Down the hallway (20 paces) stop at the yellow line, turn left, through the gate, past the mess hall, turn right, down the stairs (24 steps, inmates on the right, officers on the left) and stop at the bottom of the stairs at the yellow line. Turn right, through a gate, down the stair (8 steps) down the long corridor (38 paces) stop at the yellow line. Wait for the officer, empty your pockets, face the wall, arms against the wall, spread your legs, get pat-risked, through the gate, turn left, wait, down the hallway (20 paces) turn right. Twenty-seven paces past the package room and four row-benches for inmates to sit and wait, to the next gate, stop at the yellow line. On the other side of this gate is the visiting room area, and since we are heading towards the front of the prison this gate is a manned locked gate.
"Two for ID" the escort officer announces. The gate is unlocked and we continue past the visiting rooms, turn left, then a quick right, then another manned locked gate.
"ID" is announced again, and the three of us are let through. "Second door on your right!" And so it is. The two officers inside have been expecting us. They are both in pleasant spirits as it is apparent they like their jobs. It is an easy eight hours, five days a week.

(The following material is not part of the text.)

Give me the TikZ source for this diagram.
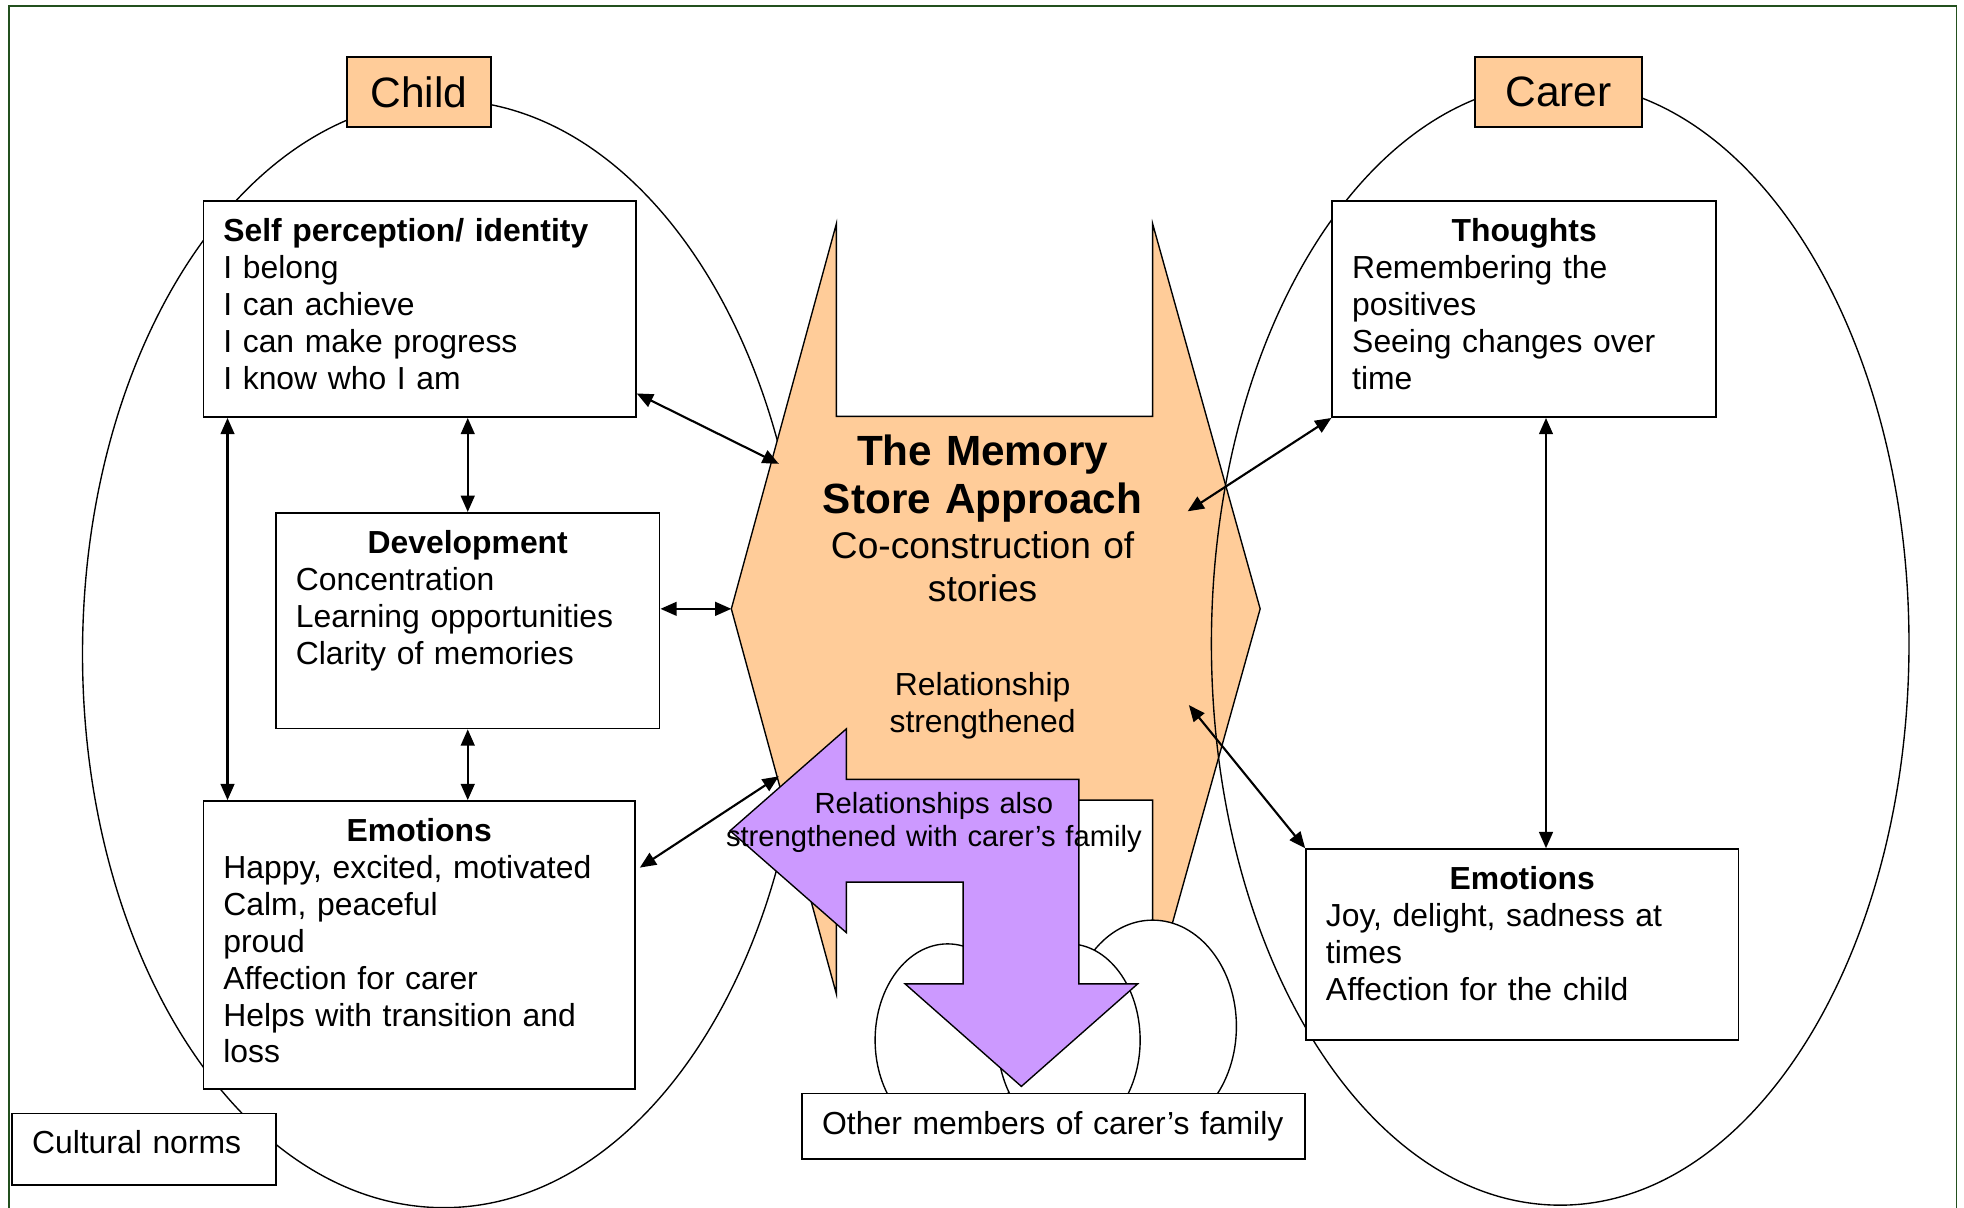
\documentclass[tikz,border=0pt]{standalone}
\usepackage{fontspec}
\setmainfont{Liberation Sans}
\usepackage{tikz}
\usetikzlibrary{arrows.meta}

\definecolor{peach}{HTML}{FFCC99}
\definecolor{lilac}{HTML}{CC99FF}
\definecolor{framegreen}{RGB}{35,80,30}
\newcommand{\bodyfont}{\fontsize{12.75pt}{14.75pt}\selectfont}
\newcommand{\tagfont}{\fontsize{17pt}{20pt}\selectfont}
\newcommand{\titlefont}{\fontsize{16.9pt}{19.5pt}\selectfont\bfseries}
\newcommand{\subfont}{\fontsize{14.85pt}{17.2pt}\selectfont}
\newcommand{\arrowfont}{\fontsize{11.67pt}{13.2pt}\selectfont}

\begin{document}
\begin{tikzpicture}[x=0.5pt, y=-0.5pt,
  infobox/.style={draw, fill=white, line width=0.65pt, anchor=north west,
    inner xsep=8pt, inner ysep=0pt, align=left, font=\bodyfont, text height=16.3pt},
  nametag/.style={draw, fill=peach, line width=0.65pt, anchor=north west,
    inner sep=0pt, minimum height=28pt, font=\tagfont},
  twoway/.style={{Triangle[length=6.5pt,width=5.5pt]}-{Triangle[length=6.5pt,width=5.5pt]}, line width=0.85pt}]
  \useasboundingbox (0,0) rectangle (1571,965.6);

  % Frame
  \draw[framegreen, line width=0.75pt] (7.5,990) -- (7.5,5) -- (1565,5) -- (1565,990);

  % Child ellipse (Left)
  \draw[line width=0.55pt] (355,523) ellipse [x radius=144.5pt, y radius=221.5pt];

  % Memory store shape (Centre)
  \filldraw[fill=peach, line width=0.55pt] (669,179) -- (669,333) -- (922,333) -- (922,179)
    -- (1008,487) -- (922,795) -- (922,640) -- (669,640) -- (669,795) -- (585,487) -- cycle;
  \coordinate (hexL) at (585,487);
  \coordinate (hexUL) at (623,371);
  \coordinate (hexLL) at (623,621);
  \coordinate (hexUR) at (950,409);
  \coordinate (hexLR) at (951,564);

  % Carer ellipse (Right)
  \draw[line width=0.55pt] (1248,515) ellipse [x radius=139.5pt, y radius=224.5pt];

  % Family heads
  \filldraw[fill=white, line width=0.55pt] (922,821) ellipse [x radius=33.5pt, y radius=42.5pt];
  \filldraw[fill=white, line width=0.55pt] (758,832) ellipse [x radius=29pt, y radius=38.5pt];
  \filldraw[fill=white, line width=0.55pt] (855,832) ellipse [x radius=28.5pt, y radius=38.5pt];

  % Bent arrow
  \filldraw[fill=lilac, line width=0.55pt] (584,664.5) -- (677,583) -- (677,623.4) -- (863,623.4)
    -- (863,787) -- (910,787) -- (817,869) -- (724,787) -- (770.4,787) -- (770.4,705.6)
    -- (677,705.6) -- (677,746) -- cycle;

  % Child boxes
  \node[nametag, minimum width=57.5pt] (child) at (277,45) {Child};
  \node[infobox, text width=157pt, text depth=70.2pt] (self) at (162,160)
    {\textbf{Self perception/ identity}\\ I belong\\ I can achieve\\ I can make progress\\ I know who I am};
  \node[infobox, text width=137.5pt, text depth=70pt] (dev) at (220,409.5)
    {{\centering\bfseries Development\par}Concentration\\ Learning opportunities\\ Clarity of memories};
  \node[infobox, text width=156.75pt, text depth=99pt] (emo) at (162,640)
    {{\centering\bfseries Emotions\par}Happy, excited, motivated\\ Calm, peaceful\\ proud\\ Affection for carer\\ Helps with transition and\\ loss};
  \node[infobox, text width=89.5pt, text height=16pt, text depth=12.5pt] (culture) at (9,890) {Cultural norms};

  % Carer boxes
  \node[nametag, minimum width=67pt] (carer) at (1179,45) {Carer};
  \node[infobox, text width=137.5pt, text depth=70.2pt] (thoughts) at (1065,160)
    {{\centering\bfseries Thoughts\par}Remembering the\\ positives\\ Seeing changes over\\ time};
  \node[infobox, text width=157pt, text depth=60pt] (cemo) at (1044,678.5)
    {{\centering\bfseries Emotions\par}Joy, delight, sadness at\\ times\\ Affection for the child};
  \node[infobox, text width=185pt, text height=16.5pt, text depth=9.75pt] (others) at (641,874)
    {Other members of carer’s family};

  % Centre texts
  \node[anchor=base, text width=150pt, align=center, font=\titlefont] (title) at (786,372) {The Memory\\ Store Approach};
  \node[anchor=base, text width=150pt, align=center, font=\subfont] (cocon) at (786,446.4) {Co-construction of\\ stories};
  \node[anchor=base, text width=150pt, align=center, font=\fontsize{12.75pt}{14.9pt}\selectfont] (rel) at (786,556) {Relationship\\ strengthened};
  \node[anchor=base, text width=180pt, align=center, font=\arrowfont] (also) at (747,651) {Relationships also\\ strengthened with carer’s family};

  % Arrows
  \draw[twoway] ([yshift=9.8pt]self.south east) -- (hexUL);
  \draw[twoway] (dev.north |- self.south) -- (dev.north);
  \draw[twoway] ([xshift=10pt]self.south west) -- ([xshift=10pt]emo.north west);
  \draw[twoway] (hexL -| dev.east) -- (hexL);
  \draw[twoway] (dev.south) -- (dev.south |- emo.north);
  \draw[twoway] ([shift={(1.5pt,-27pt)}]emo.north east) -- (hexLL);
  \draw[twoway] (thoughts.south west) -- (hexUR);
  \draw[twoway] ([xshift=9.5pt]cemo.north |- thoughts.south) -- ([xshift=9.5pt]cemo.north);
  \draw[twoway] (hexLR) -- (cemo.north west);
\end{tikzpicture}
\end{document}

Various job positions, or "posts" in the prison are assigned based upon seniority status. When there is a job opening, officers "bid" on the spot and the officer with the most seniority gets the new permanent assignment. The jobs in the cellblocks are the least desirable. A lot of grunge work. A lot of inmate contact. The job in the ID room probably requires better than twenty years on the job to get (if there is ever an opening assignment to get.)
Rivera, the other inmate, and I are finger-printed (two sets) One set is for the facility records, one if for the FBI. We have mug shots taken, in triplicate, again one set for the prison, another for the FBI, and the third photo I learn is for our "Release ID Cards". I think this is related to 9/11 and they can’t send us out onto the street with no picture ID at all.
There are two feet marks on the floor in front of the height chart backdrop, the things you see related to dance-set routines, cut outs to show the inmates where to stand. Flash!
"Okay, turn to your left." As I do I chuckle because there is a cartoonish painting hanging there which is right in the face of every inmate who ever comes to get their picture taken. It is a Tweetie Bird in his cage wearing old-time stripped prison garb, on which it says, "Jail Bird". This was obviously painted by an inmate God only knows how many years ago. So stupid, but it is just another way in which the C.O.’s try every subtle means of humiliation.
The whole process takes less than ten minutes, and ten minutes later I am back in my cell feeling just a little bit closer to glee than I was before I left. Holy Shit! It's really going to happen! They're really going to release me!